Filed under: pets
“i think tamaki might be at my old place.” kyoya typed when we were on msn this morning. “the area might have looked familiar to him.”
“maybe he missed you.” i wrote back.
“that’s what i thought…he decided to go look for me….then again why would he wanna look for me? to get a beating?” kyoya replied.
i imagine tamaki sitting forlornly under kyoya’s apartment… but unknown to him, kyoya has already moved back to his family’s home. i wonder if tamaki’s sense of direction can manage such a feat, “can tamaki cross the road safely?” i asked.
“maybe he just dashed across.” kyoya reasoned, “anyway, i’ll drive down on thursday or friday and we can look together.”
yesterday night, i dreamt that tamaki came home. kyoya had a dream too:
“i dreamt that i saw a black deformed cat on the street while riding a bus…thought it was tamaki…and then i looked at his foot and realized it wasn’t him…cos his feet were made of turtles….”

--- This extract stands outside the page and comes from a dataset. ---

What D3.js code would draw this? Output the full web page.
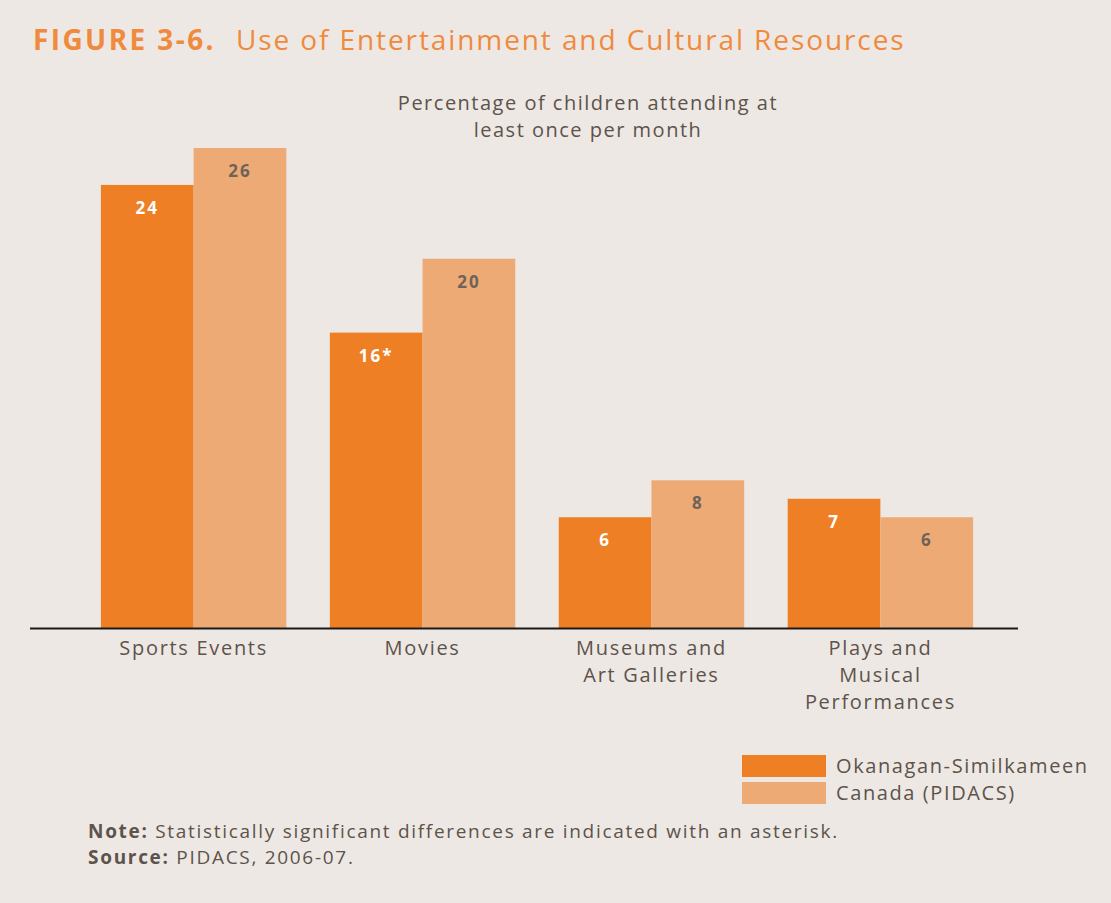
<!DOCTYPE html>
<html>
<head>
<meta charset="utf-8">
<script src="https://cdn.jsdelivr.net/npm/d3@7"></script>
<style>
  html, body { margin: 0; padding: 0; background: #ede8e4; }
  svg { display: block; font-family: "Open Sans", Lato, sans-serif; }
</style>
</head>
<body>
<div id="chart"></div>
<script>
const categories = [
  ['Sports Events'],
  ['Movies'],
  ['Museums and', 'Art Galleries'],
  ['Plays and', 'Musical', 'Performances'],
];
const seriesNames = ['Okanagan-Similkameen', 'Canada (PIDACS)'];
const okanagan = [24, 16, 6, 7];
const canada = [26, 20, 8, 6];
const okanaganLabels = ['24', '16*', '6', '7'];
const canadaLabels = ['26', '20', '8', '6'];

const width = 1111;
const height = 903;
const colors = ['#ef7f24', '#eeaa74'];
const textColor = '#5d534b';

const svg = d3.select('#chart').append('svg')
  .attr('width', width)
  .attr('height', height);

svg.append('rect')
  .attr('width', width)
  .attr('height', height)
  .attr('fill', '#ede8e4');

// title
const title = svg.append('text')
  .attr('x', 33)
  .attr('y', 50)
  .attr('fill', '#f08a3c')
  .style('font-size', '28px');
title.append('tspan')
  .attr('font-weight', 700)
  .style('letter-spacing', '2.4px')
  .text('FIGURE 3-6.');
title.append('tspan')
  .attr('x', 236)
  .style('letter-spacing', '1.9px')
  .text('Use of Entertainment and Cultural Resources');

// subtitle
svg.append('text')
  .attr('x', 588)
  .attr('y', 110)
  .attr('text-anchor', 'middle')
  .attr('fill', textColor)
  .style('font-size', '20px')
  .style('letter-spacing', '1.5px')
  .selectAll('tspan')
  .data(['Percentage of children attending at', 'least once per month'])
  .join('tspan')
  .attr('x', 588)
  .attr('dy', (d, i) => (i ? 27 : 0))
  .text((d) => d);

const baseline = 628;
const x0 = d3.scaleBand()
  .domain(d3.range(categories.length))
  .range([78, 996])
  .paddingInner(0.19)
  .paddingOuter(0.1);

const x1 = d3.scaleBand()
  .domain([0, 1])
  .range([0, x0.bandwidth()]);

const y = d3.scaleLinear()
  .domain([0, 26])
  .range([baseline, baseline - 480]);

const data = categories.map((c, i) => [
  { s: 0, v: okanagan[i], label: okanaganLabels[i] },
  { s: 1, v: canada[i], label: canadaLabels[i] },
]);

const groups = svg.selectAll('.group')
  .data(data)
  .join('g')
  .attr('class', 'group')
  .attr('transform', (d, i) => `translate(${x0(i)},0)`);

groups.selectAll('rect')
  .data((d) => d)
  .join('rect')
  .attr('x', (d) => x1(d.s))
  .attr('y', (d) => y(d.v))
  .attr('width', x1.bandwidth())
  .attr('height', (d) => baseline - y(d.v))
  .attr('fill', (d) => colors[d.s]);

groups.selectAll('.val')
  .data((d) => d)
  .join('text')
  .attr('class', 'val')
  .attr('x', (d) => x1(d.s) + x1.bandwidth() / 2)
  .attr('y', (d) => y(d.v) + 29)
  .attr('text-anchor', 'middle')
  .attr('font-weight', 700)
  .style('font-size', '17px')
  .style('letter-spacing', '2px')
  .attr('fill', (d) => (d.s ? '#6e6359' : '#ffffff'))
  .text((d) => d.label);

// axis line
const xAxis = d3.axisBottom(x0)
  .tickSize(0)
  .tickFormat('');

svg.append('g')
  .attr('transform', `translate(0,${baseline})`)
  .call(xAxis)
  .call((g) => g.select('.domain')
    .attr('d', 'M30,0.5H1018')
    .attr('stroke', '#1a1a1a')
    .attr('stroke-width', 2));

// category labels
svg.selectAll('.cat')
  .data(categories)
  .join('text')
  .attr('class', 'cat')
  .attr('text-anchor', 'middle')
  .attr('fill', textColor)
  .style('font-size', '20px')
  .style('letter-spacing', '1.7px')
  .attr('transform', (d, i) => `translate(${x0(i) + x0.bandwidth() / 2},655)`)
  .selectAll('tspan')
  .data((d) => d)
  .join('tspan')
  .attr('x', 0)
  .attr('y', (d, i) => i * 27)
  .text((d) => d);

// legend
const legend = svg.append('g')
  .attr('transform', 'translate(742,755)');
const items = legend.selectAll('g')
  .data(seriesNames)
  .join('g')
  .attr('transform', (d, i) => `translate(0,${i * 27})`);
items.append('rect')
  .attr('width', 84)
  .attr('height', 22)
  .attr('fill', (d, i) => colors[i]);
items.append('text')
  .attr('x', 94)
  .attr('y', 18)
  .attr('fill', textColor)
  .style('font-size', '20px')
  .style('letter-spacing', '1.6px')
  .text((d) => d);

// notes
const notes = svg.append('g')
  .attr('fill', textColor)
  .style('font-size', '19px')
  .style('letter-spacing', '1.7px');
const n1 = notes.append('text').attr('x', 88).attr('y', 838);
n1.append('tspan').attr('font-weight', 700).text('Note:');
n1.append('tspan').text(' Statistically significant differences are indicated with an asterisk.');
const n2 = notes.append('text').attr('x', 88).attr('y', 864);
n2.append('tspan').attr('font-weight', 700).text('Source:');
n2.append('tspan').text(' PIDACS, 2006-07.');
</script>
</body>
</html>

i wonder what that could mean?
Filed under: pets
my cat, tamaki has left. i don’t dare count how many days since he left his new pretty red collar in front of our garden. mama and papa found the collar when they came home. the bright red tiny bell on it is crushed.
we looked, we called, his food is still in his bowl. but he hasn’t come back.
sure, he’s spoilt, sometimes sulky, does ridiculous things, loud, attention-seeking, troublesome, and expects the entire family to fall on our knees and open the doors for him, massage him, give him treats, and pet him at his every whim. but that’s the cute thing about his character too.
i asked kyoya, “what if tamaki doesn’t come back?”
but kyoya only got intense and said, “that tamaki! how could he be so irresponsible! don’t talk to me about him. i’m still mad at him.”
i want to say “but tamaki is just a cat…” but i don’t dare.
fuji asked me the other day when we were walking home, “eiji, when would you consider tamaki truely gone forever?” and i want to cry and say, “never! tamaki will always live in eiji’s heart!”
but i’m afraid fuji would laugh at me and say i’m emotional or naive, so i say, “i guess if tamaki doesn’t come home before i move to my new place…”
tamaki… please come home, you’re too silly to take care of yourself. and everyone is worried.